What is PGP Key Generator?

Generate secure PGP (Pretty Good Privacy) key pairs for encrypting emails and signing documents. Pick RSA or ECC, set the key size you want, and you're done. Keys are generated on your device and never uploaded anywhere.

ECC keys on Curve25519 are about 200 bytes long and run circles around 4096-bit RSA for both speed and size, but a few older clients only understand RSA. The tool also produces a revocation certificate alongside the key pair, so if the private key ever leaks you can publish the revocation and tell every keyserver to mark that identity dead.

How to use

  1. Enter your name and email — these go into the key's identity. You can also add a passphrase to protect the private key.
  2. Choose the algorithm (RSA 2048/3072/4096 or ECC Curve25519) and set an expiration date if desired.
  3. Click Generate to create your key pair. Download the public key to share and the private key to store securely.

When to use

  • Receiving encrypted tips, leaks, or sensitive attachments from a source.
  • Signing commits, release tarballs, or package manifests so downstream users can verify origin.
  • Encrypting backups or password vaults before storing them in cloud sync.

Result

Say you're a journalist who needs to receive encrypted tips.
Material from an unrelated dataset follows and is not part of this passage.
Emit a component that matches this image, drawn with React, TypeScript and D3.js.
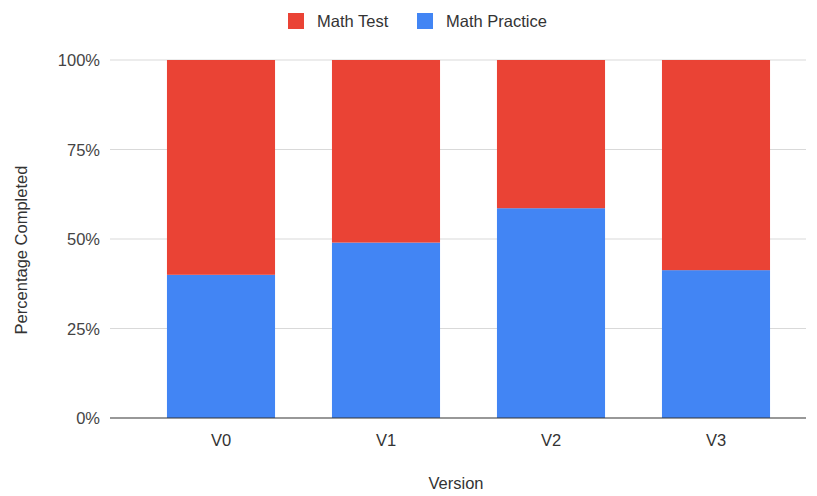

Generate an ECC Curve25519 key pair, send the public key to your source, and keep the private key safe in a password manager.

FAQ

Should I pick ECC Curve25519 or RSA?
Curve25519 is faster, smaller, and considered as strong as RSA 3072. Use it unless you need compatibility with software older than roughly 2018 (some corporate mail gateways) — in that case fall back to RSA 4096.
What does the passphrase actually protect?
It encrypts the private key on disk using AES. Anyone who steals the key file still needs the passphrase to use it. A strong passphrase is the only safety net if your machine is compromised — keep it long, unique, and stored only in your password manager.
What is the revocation certificate for and where should I store it?
It is a pre-signed message that says 'this key is no longer valid.' If you ever lose the private key or it leaks, you publish the revocation to keyservers to invalidate the public key. Print a copy and store it offline, separate from your main backups.
Why use an expiration date if PGP keys can be revoked?
Expiration is a fallback: if you lose access to the key and cannot publish a revocation, it will simply expire and stop being trusted. Most people set 1 to 2 years, then extend the date periodically while they still control the key.
What happens if I forget the passphrase?
The private key is unrecoverable — that's the design. There is no master key, no support team, no reset link. Encrypted email and files sent to that public key cannot be opened. If this is a risk for you, store the passphrase in two places (password manager plus a sealed paper copy).